- _EXTRACTED ENTRIES_
################

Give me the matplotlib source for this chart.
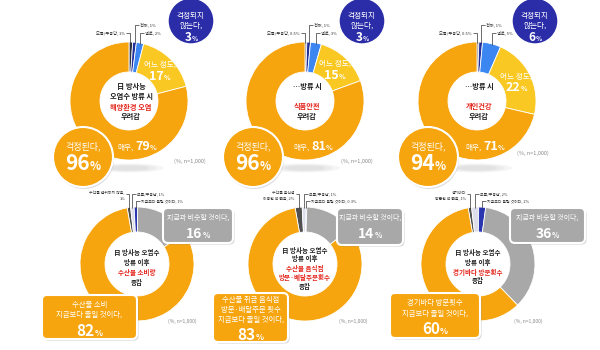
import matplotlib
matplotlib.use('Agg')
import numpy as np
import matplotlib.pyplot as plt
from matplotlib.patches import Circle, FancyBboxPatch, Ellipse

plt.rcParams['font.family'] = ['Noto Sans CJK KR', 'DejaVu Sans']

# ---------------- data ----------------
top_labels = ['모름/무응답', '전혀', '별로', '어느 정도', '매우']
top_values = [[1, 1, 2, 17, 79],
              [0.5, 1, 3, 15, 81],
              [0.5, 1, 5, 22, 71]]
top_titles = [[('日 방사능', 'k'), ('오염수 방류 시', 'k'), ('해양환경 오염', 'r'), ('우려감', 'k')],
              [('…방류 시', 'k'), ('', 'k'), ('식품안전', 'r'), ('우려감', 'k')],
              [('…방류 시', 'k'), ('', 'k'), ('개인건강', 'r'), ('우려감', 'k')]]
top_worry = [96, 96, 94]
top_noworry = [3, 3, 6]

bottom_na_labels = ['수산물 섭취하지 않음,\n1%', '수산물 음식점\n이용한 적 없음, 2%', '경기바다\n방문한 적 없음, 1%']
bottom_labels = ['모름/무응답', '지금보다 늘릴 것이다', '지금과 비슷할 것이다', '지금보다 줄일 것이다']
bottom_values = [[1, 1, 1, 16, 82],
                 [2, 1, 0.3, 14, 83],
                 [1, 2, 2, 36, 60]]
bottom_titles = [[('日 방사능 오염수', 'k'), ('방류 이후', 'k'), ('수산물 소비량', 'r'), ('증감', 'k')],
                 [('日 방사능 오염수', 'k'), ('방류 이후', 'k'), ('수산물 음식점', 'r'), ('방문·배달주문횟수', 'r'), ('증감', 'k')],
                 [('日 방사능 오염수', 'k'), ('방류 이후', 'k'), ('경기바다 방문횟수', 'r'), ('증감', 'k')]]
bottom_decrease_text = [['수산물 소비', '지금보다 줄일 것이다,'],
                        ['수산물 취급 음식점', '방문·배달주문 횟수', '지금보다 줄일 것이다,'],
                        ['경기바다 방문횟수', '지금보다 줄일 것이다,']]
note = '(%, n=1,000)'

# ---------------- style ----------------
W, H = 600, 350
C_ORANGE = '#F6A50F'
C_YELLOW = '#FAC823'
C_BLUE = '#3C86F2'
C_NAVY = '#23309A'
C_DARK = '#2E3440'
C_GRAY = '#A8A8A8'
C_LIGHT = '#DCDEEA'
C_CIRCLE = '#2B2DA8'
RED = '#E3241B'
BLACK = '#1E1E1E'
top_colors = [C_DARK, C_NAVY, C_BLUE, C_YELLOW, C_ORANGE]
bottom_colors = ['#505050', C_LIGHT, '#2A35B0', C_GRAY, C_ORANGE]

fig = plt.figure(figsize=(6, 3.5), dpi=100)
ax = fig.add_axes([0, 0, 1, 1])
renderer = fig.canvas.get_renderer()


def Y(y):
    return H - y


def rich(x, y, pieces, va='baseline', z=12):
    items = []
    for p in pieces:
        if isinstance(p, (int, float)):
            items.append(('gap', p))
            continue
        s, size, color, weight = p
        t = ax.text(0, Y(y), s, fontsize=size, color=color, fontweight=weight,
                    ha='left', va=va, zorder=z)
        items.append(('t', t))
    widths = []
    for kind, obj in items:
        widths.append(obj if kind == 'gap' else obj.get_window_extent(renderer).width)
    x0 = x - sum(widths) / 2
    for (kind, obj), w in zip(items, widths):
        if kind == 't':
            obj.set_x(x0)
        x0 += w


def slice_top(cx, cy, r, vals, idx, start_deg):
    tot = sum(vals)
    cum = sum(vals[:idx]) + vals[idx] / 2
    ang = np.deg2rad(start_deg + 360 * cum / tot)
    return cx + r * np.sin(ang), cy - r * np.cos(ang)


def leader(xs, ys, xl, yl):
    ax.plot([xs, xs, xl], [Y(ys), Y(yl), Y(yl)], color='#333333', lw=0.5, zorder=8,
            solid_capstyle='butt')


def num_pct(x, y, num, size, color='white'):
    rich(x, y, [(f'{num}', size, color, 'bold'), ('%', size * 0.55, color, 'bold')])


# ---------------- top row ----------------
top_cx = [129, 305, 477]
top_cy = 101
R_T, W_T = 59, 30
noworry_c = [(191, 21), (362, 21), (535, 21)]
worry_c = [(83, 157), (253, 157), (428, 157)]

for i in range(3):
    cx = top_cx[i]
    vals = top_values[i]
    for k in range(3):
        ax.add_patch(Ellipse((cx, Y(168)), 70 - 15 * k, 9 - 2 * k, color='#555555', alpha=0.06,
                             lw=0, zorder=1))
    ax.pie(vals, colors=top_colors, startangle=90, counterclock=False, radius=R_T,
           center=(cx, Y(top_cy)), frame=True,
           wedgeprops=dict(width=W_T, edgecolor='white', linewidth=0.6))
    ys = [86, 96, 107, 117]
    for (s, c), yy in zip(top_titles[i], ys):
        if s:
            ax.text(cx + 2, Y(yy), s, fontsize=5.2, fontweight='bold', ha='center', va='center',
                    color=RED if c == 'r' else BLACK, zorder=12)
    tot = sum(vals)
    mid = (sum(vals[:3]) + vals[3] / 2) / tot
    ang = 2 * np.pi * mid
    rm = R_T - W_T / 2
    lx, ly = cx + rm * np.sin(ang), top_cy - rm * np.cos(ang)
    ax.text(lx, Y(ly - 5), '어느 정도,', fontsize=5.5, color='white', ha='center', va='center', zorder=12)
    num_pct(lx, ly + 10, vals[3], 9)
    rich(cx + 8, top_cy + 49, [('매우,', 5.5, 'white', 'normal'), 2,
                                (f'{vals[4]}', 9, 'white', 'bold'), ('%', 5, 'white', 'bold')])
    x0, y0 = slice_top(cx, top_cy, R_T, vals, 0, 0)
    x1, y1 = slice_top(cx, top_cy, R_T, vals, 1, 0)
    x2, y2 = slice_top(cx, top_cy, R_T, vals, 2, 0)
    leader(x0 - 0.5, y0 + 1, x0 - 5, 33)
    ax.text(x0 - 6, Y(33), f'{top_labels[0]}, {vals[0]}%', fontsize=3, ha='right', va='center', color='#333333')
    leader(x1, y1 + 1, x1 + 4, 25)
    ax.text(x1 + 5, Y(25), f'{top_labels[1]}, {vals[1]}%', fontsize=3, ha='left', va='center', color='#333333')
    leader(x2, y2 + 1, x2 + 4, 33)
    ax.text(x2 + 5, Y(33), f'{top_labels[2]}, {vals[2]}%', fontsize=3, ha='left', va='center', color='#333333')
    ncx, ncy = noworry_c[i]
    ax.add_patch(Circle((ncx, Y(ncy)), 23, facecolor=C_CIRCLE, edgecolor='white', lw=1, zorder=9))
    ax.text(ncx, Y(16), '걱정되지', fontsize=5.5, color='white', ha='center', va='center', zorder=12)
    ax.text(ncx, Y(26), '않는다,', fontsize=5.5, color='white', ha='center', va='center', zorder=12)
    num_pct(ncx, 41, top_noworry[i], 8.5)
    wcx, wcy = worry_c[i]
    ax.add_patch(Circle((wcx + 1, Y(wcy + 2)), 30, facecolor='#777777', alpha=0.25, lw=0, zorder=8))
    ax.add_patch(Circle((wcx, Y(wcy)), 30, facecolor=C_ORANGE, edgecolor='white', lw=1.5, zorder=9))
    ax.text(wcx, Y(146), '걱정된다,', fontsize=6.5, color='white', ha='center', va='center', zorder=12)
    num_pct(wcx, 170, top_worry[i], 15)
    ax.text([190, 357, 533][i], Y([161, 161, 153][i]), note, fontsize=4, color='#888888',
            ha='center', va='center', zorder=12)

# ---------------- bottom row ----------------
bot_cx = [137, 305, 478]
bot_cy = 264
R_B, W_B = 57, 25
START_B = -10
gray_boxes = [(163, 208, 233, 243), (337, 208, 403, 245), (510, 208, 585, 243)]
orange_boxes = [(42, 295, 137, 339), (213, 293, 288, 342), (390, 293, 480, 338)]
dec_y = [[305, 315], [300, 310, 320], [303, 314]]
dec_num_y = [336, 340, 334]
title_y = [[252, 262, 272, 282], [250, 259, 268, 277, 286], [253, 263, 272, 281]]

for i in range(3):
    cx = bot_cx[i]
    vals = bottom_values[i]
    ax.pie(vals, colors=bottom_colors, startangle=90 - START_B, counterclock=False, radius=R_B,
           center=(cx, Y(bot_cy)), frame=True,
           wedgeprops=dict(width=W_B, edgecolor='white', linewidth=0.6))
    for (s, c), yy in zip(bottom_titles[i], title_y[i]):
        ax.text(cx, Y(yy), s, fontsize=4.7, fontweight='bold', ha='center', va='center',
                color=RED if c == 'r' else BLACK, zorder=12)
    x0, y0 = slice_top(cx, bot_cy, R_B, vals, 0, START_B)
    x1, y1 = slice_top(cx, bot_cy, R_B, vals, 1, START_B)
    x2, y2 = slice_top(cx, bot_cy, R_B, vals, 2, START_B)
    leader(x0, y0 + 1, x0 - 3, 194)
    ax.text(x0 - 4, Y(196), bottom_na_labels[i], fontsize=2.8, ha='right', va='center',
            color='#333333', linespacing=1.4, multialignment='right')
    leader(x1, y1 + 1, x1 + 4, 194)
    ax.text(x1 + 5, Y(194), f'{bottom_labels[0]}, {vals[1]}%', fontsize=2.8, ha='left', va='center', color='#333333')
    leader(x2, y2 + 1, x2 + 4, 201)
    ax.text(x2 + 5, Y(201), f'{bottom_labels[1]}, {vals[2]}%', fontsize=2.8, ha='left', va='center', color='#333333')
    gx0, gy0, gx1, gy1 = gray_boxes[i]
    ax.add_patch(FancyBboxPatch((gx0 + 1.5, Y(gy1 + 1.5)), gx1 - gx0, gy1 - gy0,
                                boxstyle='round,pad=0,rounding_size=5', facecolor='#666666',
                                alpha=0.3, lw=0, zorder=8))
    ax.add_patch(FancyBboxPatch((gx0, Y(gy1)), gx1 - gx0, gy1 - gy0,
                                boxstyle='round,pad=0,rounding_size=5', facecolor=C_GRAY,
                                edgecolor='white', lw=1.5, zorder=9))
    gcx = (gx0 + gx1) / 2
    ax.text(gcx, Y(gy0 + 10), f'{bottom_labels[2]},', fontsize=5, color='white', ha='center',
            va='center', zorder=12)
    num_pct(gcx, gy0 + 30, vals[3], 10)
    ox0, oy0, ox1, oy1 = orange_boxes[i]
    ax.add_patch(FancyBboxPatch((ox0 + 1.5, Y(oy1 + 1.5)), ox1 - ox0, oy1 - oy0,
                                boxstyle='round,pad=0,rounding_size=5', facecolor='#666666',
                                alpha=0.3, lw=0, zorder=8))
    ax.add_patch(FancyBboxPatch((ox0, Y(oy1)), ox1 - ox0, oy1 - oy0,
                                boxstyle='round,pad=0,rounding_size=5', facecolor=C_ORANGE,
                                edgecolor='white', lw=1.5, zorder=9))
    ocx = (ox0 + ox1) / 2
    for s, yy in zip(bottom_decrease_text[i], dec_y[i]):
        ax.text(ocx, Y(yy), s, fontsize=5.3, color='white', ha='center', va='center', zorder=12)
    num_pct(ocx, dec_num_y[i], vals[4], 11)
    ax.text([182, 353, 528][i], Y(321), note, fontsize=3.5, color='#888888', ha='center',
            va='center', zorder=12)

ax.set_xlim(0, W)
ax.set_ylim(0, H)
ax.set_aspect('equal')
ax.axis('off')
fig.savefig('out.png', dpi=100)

################

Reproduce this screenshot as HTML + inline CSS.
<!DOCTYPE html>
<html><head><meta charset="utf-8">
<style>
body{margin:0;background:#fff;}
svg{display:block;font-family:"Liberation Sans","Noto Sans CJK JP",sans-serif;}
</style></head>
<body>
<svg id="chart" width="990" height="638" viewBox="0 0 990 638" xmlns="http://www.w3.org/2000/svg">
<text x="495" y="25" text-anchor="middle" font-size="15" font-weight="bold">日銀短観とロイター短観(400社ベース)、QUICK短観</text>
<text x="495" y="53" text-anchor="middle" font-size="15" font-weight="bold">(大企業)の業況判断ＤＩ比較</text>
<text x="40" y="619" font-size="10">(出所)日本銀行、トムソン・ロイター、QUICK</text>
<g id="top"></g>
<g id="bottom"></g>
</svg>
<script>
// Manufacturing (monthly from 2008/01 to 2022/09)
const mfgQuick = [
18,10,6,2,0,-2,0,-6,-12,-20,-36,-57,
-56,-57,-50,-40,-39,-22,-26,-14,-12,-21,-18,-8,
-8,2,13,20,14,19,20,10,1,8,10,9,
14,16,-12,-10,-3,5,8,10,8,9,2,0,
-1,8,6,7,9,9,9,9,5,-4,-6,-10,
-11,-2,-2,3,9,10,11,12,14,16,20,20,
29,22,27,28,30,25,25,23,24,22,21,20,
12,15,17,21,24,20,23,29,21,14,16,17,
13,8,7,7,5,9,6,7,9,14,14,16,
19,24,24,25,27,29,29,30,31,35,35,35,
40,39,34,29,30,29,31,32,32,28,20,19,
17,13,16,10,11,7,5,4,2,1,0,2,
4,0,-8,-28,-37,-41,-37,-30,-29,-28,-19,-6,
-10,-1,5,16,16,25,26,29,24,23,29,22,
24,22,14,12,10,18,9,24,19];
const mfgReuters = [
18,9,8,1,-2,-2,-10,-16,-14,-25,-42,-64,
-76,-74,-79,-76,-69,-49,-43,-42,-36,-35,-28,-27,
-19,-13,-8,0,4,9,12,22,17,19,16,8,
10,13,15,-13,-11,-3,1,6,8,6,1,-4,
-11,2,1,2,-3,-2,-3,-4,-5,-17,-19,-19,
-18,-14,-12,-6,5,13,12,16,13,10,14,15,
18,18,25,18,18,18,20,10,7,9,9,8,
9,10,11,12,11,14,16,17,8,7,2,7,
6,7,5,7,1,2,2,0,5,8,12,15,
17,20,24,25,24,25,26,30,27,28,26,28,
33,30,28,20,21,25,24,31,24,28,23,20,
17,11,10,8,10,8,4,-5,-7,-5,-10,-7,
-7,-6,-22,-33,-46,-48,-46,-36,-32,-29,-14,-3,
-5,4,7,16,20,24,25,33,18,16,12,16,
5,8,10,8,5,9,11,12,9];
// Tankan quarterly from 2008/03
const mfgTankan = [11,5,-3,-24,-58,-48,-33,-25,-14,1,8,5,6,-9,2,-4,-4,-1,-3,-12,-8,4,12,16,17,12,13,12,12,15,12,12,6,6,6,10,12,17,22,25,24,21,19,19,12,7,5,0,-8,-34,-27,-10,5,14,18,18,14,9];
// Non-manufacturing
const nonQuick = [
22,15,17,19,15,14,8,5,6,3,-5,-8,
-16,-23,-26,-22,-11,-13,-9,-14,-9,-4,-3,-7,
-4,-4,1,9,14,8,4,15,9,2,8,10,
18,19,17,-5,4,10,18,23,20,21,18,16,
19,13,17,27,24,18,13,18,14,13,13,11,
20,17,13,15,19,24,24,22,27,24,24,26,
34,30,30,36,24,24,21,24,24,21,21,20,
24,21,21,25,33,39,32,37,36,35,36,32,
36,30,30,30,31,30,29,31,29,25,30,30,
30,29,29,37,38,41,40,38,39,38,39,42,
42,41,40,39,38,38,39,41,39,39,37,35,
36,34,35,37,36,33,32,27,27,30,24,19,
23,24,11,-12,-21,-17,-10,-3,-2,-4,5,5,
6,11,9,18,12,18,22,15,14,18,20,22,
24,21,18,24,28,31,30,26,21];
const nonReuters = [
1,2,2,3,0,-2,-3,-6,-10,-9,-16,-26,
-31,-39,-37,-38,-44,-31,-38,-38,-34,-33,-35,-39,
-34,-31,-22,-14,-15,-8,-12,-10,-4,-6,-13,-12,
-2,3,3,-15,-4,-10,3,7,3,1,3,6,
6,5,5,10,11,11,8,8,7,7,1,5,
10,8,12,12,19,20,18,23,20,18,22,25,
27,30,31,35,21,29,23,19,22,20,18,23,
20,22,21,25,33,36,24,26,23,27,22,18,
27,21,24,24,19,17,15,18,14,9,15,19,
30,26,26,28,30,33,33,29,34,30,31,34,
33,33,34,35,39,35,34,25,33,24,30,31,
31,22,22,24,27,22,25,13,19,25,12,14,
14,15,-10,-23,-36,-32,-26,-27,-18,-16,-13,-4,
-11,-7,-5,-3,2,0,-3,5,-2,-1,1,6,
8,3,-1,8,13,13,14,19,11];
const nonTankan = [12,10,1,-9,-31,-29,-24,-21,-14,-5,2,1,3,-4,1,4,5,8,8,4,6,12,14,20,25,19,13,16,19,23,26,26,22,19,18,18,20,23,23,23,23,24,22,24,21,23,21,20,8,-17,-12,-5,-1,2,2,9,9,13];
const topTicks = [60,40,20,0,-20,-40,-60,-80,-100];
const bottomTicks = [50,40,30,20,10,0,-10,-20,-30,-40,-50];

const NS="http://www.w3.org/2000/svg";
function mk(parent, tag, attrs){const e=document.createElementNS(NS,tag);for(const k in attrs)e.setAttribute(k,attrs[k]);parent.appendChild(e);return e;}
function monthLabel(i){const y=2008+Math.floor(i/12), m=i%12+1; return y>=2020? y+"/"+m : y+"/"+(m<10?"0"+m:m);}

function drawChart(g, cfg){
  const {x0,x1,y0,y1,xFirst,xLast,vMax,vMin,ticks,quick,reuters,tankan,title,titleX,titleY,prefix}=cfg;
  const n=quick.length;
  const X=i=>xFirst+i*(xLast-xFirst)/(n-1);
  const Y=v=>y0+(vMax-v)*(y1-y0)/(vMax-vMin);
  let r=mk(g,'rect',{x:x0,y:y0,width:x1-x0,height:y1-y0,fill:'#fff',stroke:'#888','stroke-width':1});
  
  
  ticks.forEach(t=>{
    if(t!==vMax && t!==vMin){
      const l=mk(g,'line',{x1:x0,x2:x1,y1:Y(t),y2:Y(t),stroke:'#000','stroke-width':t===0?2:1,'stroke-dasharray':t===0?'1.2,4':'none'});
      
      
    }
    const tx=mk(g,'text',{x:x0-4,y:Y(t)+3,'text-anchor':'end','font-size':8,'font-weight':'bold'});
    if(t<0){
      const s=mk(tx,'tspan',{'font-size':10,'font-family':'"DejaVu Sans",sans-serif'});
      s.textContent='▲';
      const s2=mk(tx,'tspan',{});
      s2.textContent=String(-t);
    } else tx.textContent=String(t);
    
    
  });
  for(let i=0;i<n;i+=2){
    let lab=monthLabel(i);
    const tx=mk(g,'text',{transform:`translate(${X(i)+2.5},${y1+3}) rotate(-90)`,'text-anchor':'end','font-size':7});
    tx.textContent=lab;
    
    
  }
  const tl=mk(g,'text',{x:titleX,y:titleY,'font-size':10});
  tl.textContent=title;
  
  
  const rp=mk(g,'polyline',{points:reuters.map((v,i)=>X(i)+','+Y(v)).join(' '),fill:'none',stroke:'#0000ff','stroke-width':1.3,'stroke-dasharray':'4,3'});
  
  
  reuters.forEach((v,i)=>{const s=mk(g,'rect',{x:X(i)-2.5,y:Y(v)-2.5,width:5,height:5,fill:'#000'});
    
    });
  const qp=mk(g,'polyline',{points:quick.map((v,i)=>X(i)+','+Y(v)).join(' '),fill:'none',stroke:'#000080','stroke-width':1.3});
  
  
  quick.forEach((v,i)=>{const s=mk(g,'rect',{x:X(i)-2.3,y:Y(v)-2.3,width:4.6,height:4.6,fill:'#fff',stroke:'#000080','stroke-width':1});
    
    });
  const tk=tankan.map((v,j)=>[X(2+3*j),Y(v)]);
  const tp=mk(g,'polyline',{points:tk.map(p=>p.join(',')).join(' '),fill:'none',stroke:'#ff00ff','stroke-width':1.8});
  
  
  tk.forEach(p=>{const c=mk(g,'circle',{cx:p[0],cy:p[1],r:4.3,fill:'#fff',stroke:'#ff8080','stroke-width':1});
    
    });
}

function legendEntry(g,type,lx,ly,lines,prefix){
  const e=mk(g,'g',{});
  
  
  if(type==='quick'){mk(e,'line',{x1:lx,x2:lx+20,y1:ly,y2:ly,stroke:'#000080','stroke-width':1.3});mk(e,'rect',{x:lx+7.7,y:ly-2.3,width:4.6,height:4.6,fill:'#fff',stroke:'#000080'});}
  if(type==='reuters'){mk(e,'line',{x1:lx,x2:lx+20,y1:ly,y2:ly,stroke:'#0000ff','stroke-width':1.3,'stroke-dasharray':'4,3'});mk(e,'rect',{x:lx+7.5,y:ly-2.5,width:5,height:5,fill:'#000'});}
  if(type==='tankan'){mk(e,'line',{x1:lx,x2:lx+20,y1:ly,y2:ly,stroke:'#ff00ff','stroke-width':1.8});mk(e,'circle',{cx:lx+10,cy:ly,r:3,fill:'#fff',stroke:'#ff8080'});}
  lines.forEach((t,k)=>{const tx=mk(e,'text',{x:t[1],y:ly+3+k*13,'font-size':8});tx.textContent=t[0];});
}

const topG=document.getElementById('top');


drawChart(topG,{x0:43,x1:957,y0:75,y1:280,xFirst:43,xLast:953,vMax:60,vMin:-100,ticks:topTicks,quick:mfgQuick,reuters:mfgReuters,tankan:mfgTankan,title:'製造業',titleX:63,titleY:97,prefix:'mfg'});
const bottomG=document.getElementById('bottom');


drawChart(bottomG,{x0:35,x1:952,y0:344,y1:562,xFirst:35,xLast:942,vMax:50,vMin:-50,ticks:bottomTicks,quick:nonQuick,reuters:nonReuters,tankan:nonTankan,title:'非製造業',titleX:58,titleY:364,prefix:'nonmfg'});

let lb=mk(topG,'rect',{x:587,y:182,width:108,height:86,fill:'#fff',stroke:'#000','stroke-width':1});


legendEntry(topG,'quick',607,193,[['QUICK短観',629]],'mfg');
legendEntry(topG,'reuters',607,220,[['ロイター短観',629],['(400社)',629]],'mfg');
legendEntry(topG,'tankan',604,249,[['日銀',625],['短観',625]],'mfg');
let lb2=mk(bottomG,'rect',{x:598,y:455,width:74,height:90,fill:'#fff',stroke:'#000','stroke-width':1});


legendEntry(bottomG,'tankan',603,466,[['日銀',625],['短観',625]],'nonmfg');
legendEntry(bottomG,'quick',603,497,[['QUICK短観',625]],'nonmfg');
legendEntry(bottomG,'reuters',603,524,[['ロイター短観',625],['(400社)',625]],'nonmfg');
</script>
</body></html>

################

- _WHAT THE TASK REQUIRES_
Repeat, word for word, the lines of the material above from the one holding "Give me the matplotlib source for this chart." through the one holding "top_noworry = [3, 3, 6]". Leave out pictures.

- _CORRECT RESPONSE_
Give me the matplotlib source for this chart.
import matplotlib
matplotlib.use('Agg')
import numpy as np
import matplotlib.pyplot as plt
from matplotlib.patches import Circle, FancyBboxPatch, Ellipse

plt.rcParams['font.family'] = ['Noto Sans CJK KR', 'DejaVu Sans']

# ---------------- data ----------------
top_labels = ['모름/무응답', '전혀', '별로', '어느 정도', '매우']
top_values = [[1, 1, 2, 17, 79],
              [0.5, 1, 3, 15, 81],
              [0.5, 1, 5, 22, 71]]
top_titles = [[('日 방사능', 'k'), ('오염수 방류 시', 'k'), ('해양환경 오염', 'r'), ('우려감', 'k')],
              [('…방류 시', 'k'), ('', 'k'), ('식품안전', 'r'), ('우려감', 'k')],
              [('…방류 시', 'k'), ('', 'k'), ('개인건강', 'r'), ('우려감', 'k')]]
top_worry = [96, 96, 94]
top_noworry = [3, 3, 6]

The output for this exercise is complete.